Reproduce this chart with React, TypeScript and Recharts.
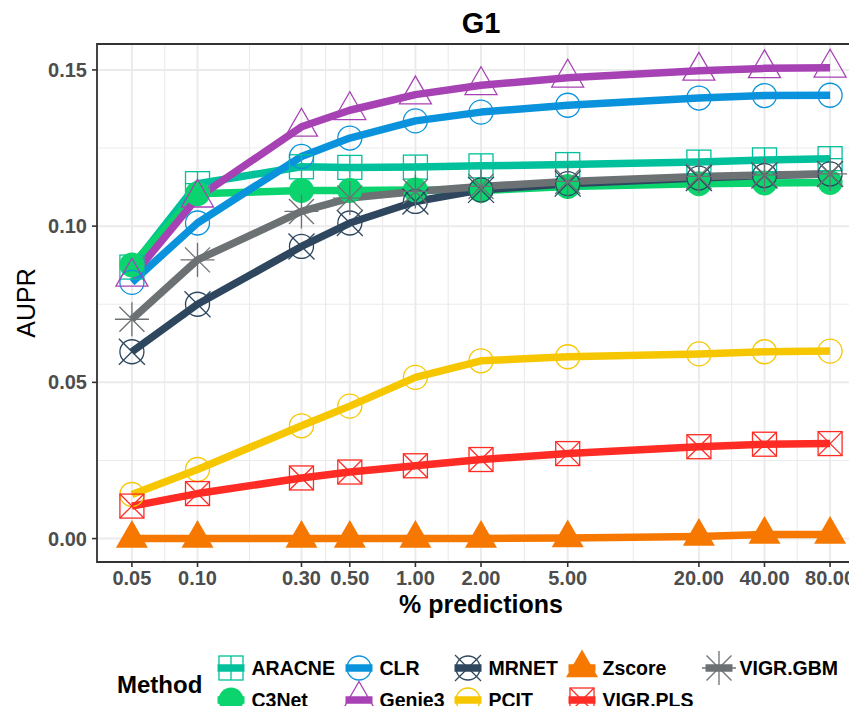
import React from "react";
import {
  LineChart,
  Line,
  XAxis,
  YAxis,
  CartesianGrid,
  ReferenceArea,
  Legend,
} from "recharts";

// % of predictions kept (x, log scale)
const PCT = [0.05, 0.1, 0.3, 0.5, 1, 2, 5, 20, 40, 80];
const Y_TICKS = [0, 0.05, 0.1, 0.15];
const Y_MINOR = [0.025, 0.075, 0.125];

// AUPR per method
const ARACNE = [0.0869, 0.1136, 0.119, 0.1188, 0.1189, 0.1193, 0.1197, 0.1205, 0.1212, 0.1216];
const C3NET = [0.0876, 0.1104, 0.1114, 0.1114, 0.1116, 0.1114, 0.1127, 0.1136, 0.1138, 0.114];
const CLR = [0.082, 0.101, 0.1223, 0.1282, 0.1337, 0.1365, 0.1387, 0.141, 0.1418, 0.1419];
const GENIE3 = [0.0838, 0.1091, 0.1318, 0.1371, 0.1421, 0.1451, 0.1475, 0.1497, 0.1505, 0.1507];
const MRNET = [0.0598, 0.075, 0.0935, 0.101, 0.1079, 0.1116, 0.1136, 0.1154, 0.1162, 0.1167];
const PCIT = [0.0141, 0.0221, 0.0361, 0.0424, 0.0516, 0.0569, 0.0582, 0.0591, 0.0598, 0.06];
const ZSCORE = [0, 0, 0, 0, 0, 0, 0.0002, 0.0007, 0.0013, 0.0013];
const VIGR_PLS = [0.0104, 0.0144, 0.0194, 0.0213, 0.0233, 0.0253, 0.0272, 0.0294, 0.0302, 0.0304];
const VIGR_GBM = [0.0702, 0.0892, 0.1047, 0.109, 0.1111, 0.1127, 0.1143, 0.1159, 0.1164, 0.1167];

const METHODS = [
  { key: "ARACNE", label: "ARACNE", values: ARACNE, color: "#00C19B" },
  { key: "C3Net", label: "C3Net", values: C3NET, color: "#0BD36E" },
  { key: "CLR", label: "CLR", values: CLR, color: "#0A93DC" },
  { key: "Genie3", label: "Genie3", values: GENIE3, color: "#A742B4" },
  { key: "MRNET", label: "MRNET", values: MRNET, color: "#2E475F" },
  { key: "PCIT", label: "PCIT", values: PCIT, color: "#F6C700" },
  { key: "Zscore", label: "Zscore", values: ZSCORE, color: "#F67800" },
  { key: "VIGR_PLS", label: "VIGR.PLS", values: VIGR_PLS, color: "#FE2C24" },
  { key: "VIGR_GBM", label: "VIGR.GBM", values: VIGR_GBM, color: "#6C7173" },
];

const data = PCT.map((x, i) => {
  const row: Record<string, number> = { x };
  METHODS.forEach((m) => (row[m.key] = m.values[i]));
  return row;
});

// ggplot-like 5% expansion on the log axis
const logSpan = Math.log10(PCT[PCT.length - 1] / PCT[0]);
const X_DOMAIN = [PCT[0] / 10 ** (0.05 * logSpan), PCT[PCT.length - 1] * 10 ** (0.05 * logSpan)];
const Y_DOMAIN = [-0.0075, 0.1583];
// minor breaks sit halfway between majors in log space
const X_MINOR = PCT.slice(1).map((v, i) => Math.sqrt(v * PCT[i]));

const FONT = "'Liberation Sans', Arial, Helvetica, sans-serif";
const SW = 1.3;

const MethodShape = ({ method, cx, cy }: { method: string; cx: number; cy: number }) => {
  const c = METHODS.find((m) => m.key === method)!.color;
  switch (method) {
    case "ARACNE":
      return (
        <g stroke={c} strokeWidth={SW} fill="none">
          <rect x={cx - 12} y={cy - 12} width={24} height={24} />
          <line x1={cx - 12} y1={cy} x2={cx + 12} y2={cy} />
          <line x1={cx} y1={cy - 12} x2={cx} y2={cy + 12} />
        </g>
      );
    case "C3Net":
      return <circle cx={cx} cy={cy} r={12.5} fill={c} />;
    case "CLR":
    case "PCIT":
      return <circle cx={cx} cy={cy} r={12} fill="none" stroke={c} strokeWidth={SW} />;
    case "Genie3":
      return (
        <polygon
          points={`${cx},${cy - 18.5} ${cx + 16},${cy + 9.3} ${cx - 16},${cy + 9.3}`}
          fill="none"
          stroke={c}
          strokeWidth={SW}
        />
      );
    case "MRNET":
      return (
        <g stroke={c} strokeWidth={SW} fill="none">
          <circle cx={cx} cy={cy} r={12} />
          <line x1={cx - 13} y1={cy - 13} x2={cx + 13} y2={cy + 13} />
          <line x1={cx - 13} y1={cy + 13} x2={cx + 13} y2={cy - 13} />
        </g>
      );
    case "Zscore":
      return (
        <polygon
          points={`${cx},${cy - 18.5} ${cx + 16},${cy + 9.3} ${cx - 16},${cy + 9.3}`}
          fill={c}
        />
      );
    case "VIGR_PLS":
      return (
        <g stroke={c} strokeWidth={SW} fill="none">
          <rect x={cx - 12} y={cy - 12} width={24} height={24} />
          <line x1={cx - 12} y1={cy - 12} x2={cx + 12} y2={cy + 12} />
          <line x1={cx - 12} y1={cy + 12} x2={cx + 12} y2={cy - 12} />
        </g>
      );
    default:
      return (
        <g stroke={c} strokeWidth={SW}>
          <line x1={cx - 17} y1={cy} x2={cx + 17} y2={cy} />
          <line x1={cx} y1={cy - 17} x2={cx} y2={cy + 17} />
          <line x1={cx - 12.5} y1={cy - 12.5} x2={cx + 12.5} y2={cy + 12.5} />
          <line x1={cx - 12.5} y1={cy + 12.5} x2={cx + 12.5} y2={cy - 12.5} />
        </g>
      );
  }
};

const renderDot = (method: string) => (props: any) => (
  <MethodShape key={`${method}-${props.index}`} method={method} cx={props.cx} cy={props.cy} />
);

// legend: 2 rows, filled column by column
const LEGEND_COLS = [231, 359, 468, 582, 719];
const LEGEND_ROWS = [28, 60];

const MethodLegend = () => (
  <svg width={857} height={74} style={{ fontFamily: FONT }}>
    <text x={117} y={53} fontSize={24} fontWeight="bold" fill="#000">
      Method
    </text>
    {METHODS.map((m, i) => {
      const cx = LEGEND_COLS[Math.floor(i / 2)];
      const cy = LEGEND_ROWS[i % 2];
      return (
        <g key={m.key}>
          <line x1={cx - 13.5} y1={cy} x2={cx + 13.5} y2={cy} stroke={m.color} strokeWidth={7.5} />
          <MethodShape method={m.key} cx={cx} cy={cy} />
          <text x={cx + 20.5} y={cy + 7} fontSize={19.5} fontWeight="bold" fill="#000">
            {m.label}
          </text>
        </g>
      );
    })}
  </svg>
);

const App = () => (
  <div
    style={{
      position: "relative",
      width: 857,
      height: 714,
      margin: -8,
      overflow: "hidden",
      background: "#fff",
      fontFamily: FONT,
    }}
  >
    <svg width={857} height={44} style={{ position: "absolute", left: 0, top: 0 }}>
      <text x={481} y={33} textAnchor="middle" fontSize={29} fontWeight="bold" fill="#000" fontFamily={FONT}>
        G1
      </text>
    </svg>
    <LineChart width={870} height={714} data={data} margin={{ top: 44, right: 5, bottom: 92, left: 0 }}>
      <CartesianGrid stroke="#EBEBEB" strokeWidth={1.1} verticalValues={X_MINOR} horizontalValues={Y_MINOR} />
      <CartesianGrid stroke="#EBEBEB" strokeWidth={2} />
      <XAxis
        dataKey="x"
        type="number"
        scale="log"
        domain={X_DOMAIN}
        allowDataOverflow
        ticks={PCT}
        interval={0}
        tickFormatter={(v: number) => v.toFixed(2)}
        tick={{ fill: "#4D4D4D", fontSize: 20, fontWeight: "bold", fontFamily: FONT }}
        tickLine={{ stroke: "#333333", strokeWidth: 1.6 }}
        tickSize={5}
        tickMargin={4}
        axisLine={false}
        height={60}
        label={({ viewBox }: any) => (
          <text
            x={481}
            y={viewBox.y + 51}
            textAnchor="middle"
            fontSize={25}
            fontWeight="bold"
            fill="#000"
            fontFamily={FONT}
          >
            % predictions
          </text>
        )}
      />
      <YAxis
        type="number"
        domain={Y_DOMAIN}
        allowDataOverflow
        ticks={Y_TICKS}
        interval={0}
        tickFormatter={(v: number) => v.toFixed(2)}
        tick={{ fill: "#4D4D4D", fontSize: 20, fontWeight: "bold", fontFamily: FONT }}
        tickLine={{ stroke: "#333333", strokeWidth: 1.6 }}
        tickSize={5}
        tickMargin={5}
        axisLine={false}
        width={97}
        label={() => (
          <text
            x={35}
            y={303}
            transform="rotate(-90 35 303)"
            textAnchor="middle"
            fontSize={25}
            fill="#000"
            fontFamily={FONT}
          >
            AUPR
          </text>
        )}
      />
      {METHODS.map((m) => (
        <Line
          key={`line-${m.key}`}
          dataKey={m.key}
          stroke={m.color}
          strokeWidth={7.5}
          strokeLinejoin="round"
          dot={false}
          activeDot={false}
          legendType="none"
          isAnimationActive={false}
        />
      ))}
      {METHODS.map((m) => (
        <Line
          key={`pts-${m.key}`}
          dataKey={m.key}
          stroke="none"
          strokeWidth={0}
          dot={renderDot(m.key)}
          activeDot={false}
          legendType="none"
          isAnimationActive={false}
        />
      ))}
      <ReferenceArea
        x1={X_DOMAIN[0]}
        x2={X_DOMAIN[1]}
        y1={Y_DOMAIN[0]}
        y2={Y_DOMAIN[1]}
        fill="none"
        stroke="#333333"
        strokeWidth={1.8}
        ifOverflow="extendDomain"
      />
      <Legend
        layout="horizontal"
        align="center"
        verticalAlign="middle"
        wrapperStyle={{ top: 640, left: 0, width: 857, height: 74 }}
        content={() => <MethodLegend />}
      />
    </LineChart>
  </div>
);

export default App;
*****
Exercise directions: Give again, word for word, every line from the top of the data above to the line holding "0.1159, 0.1164, 0.1167];", inclusive, with the pictures left out.

Answer to the exercise:
Reproduce this chart with React, TypeScript and Recharts.
import React from "react";
import {
  LineChart,
  Line,
  XAxis,
  YAxis,
  CartesianGrid,
  ReferenceArea,
  Legend,
} from "recharts";

// % of predictions kept (x, log scale)
const PCT = [0.05, 0.1, 0.3, 0.5, 1, 2, 5, 20, 40, 80];
const Y_TICKS = [0, 0.05, 0.1, 0.15];
const Y_MINOR = [0.025, 0.075, 0.125];

// AUPR per method
const ARACNE = [0.0869, 0.1136, 0.119, 0.1188, 0.1189, 0.1193, 0.1197, 0.1205, 0.1212, 0.1216];
const C3NET = [0.0876, 0.1104, 0.1114, 0.1114, 0.1116, 0.1114, 0.1127, 0.1136, 0.1138, 0.114];
const CLR = [0.082, 0.101, 0.1223, 0.1282, 0.1337, 0.1365, 0.1387, 0.141, 0.1418, 0.1419];
const GENIE3 = [0.0838, 0.1091, 0.1318, 0.1371, 0.1421, 0.1451, 0.1475, 0.1497, 0.1505, 0.1507];
const MRNET = [0.0598, 0.075, 0.0935, 0.101, 0.1079, 0.1116, 0.1136, 0.1154, 0.1162, 0.1167];
const PCIT = [0.0141, 0.0221, 0.0361, 0.0424, 0.0516, 0.0569, 0.0582, 0.0591, 0.0598, 0.06];
const ZSCORE = [0, 0, 0, 0, 0, 0, 0.0002, 0.0007, 0.0013, 0.0013];
const VIGR_PLS = [0.0104, 0.0144, 0.0194, 0.0213, 0.0233, 0.0253, 0.0272, 0.0294, 0.0302, 0.0304];
const VIGR_GBM = [0.0702, 0.0892, 0.1047, 0.109, 0.1111, 0.1127, 0.1143, 0.1159, 0.1164, 0.1167];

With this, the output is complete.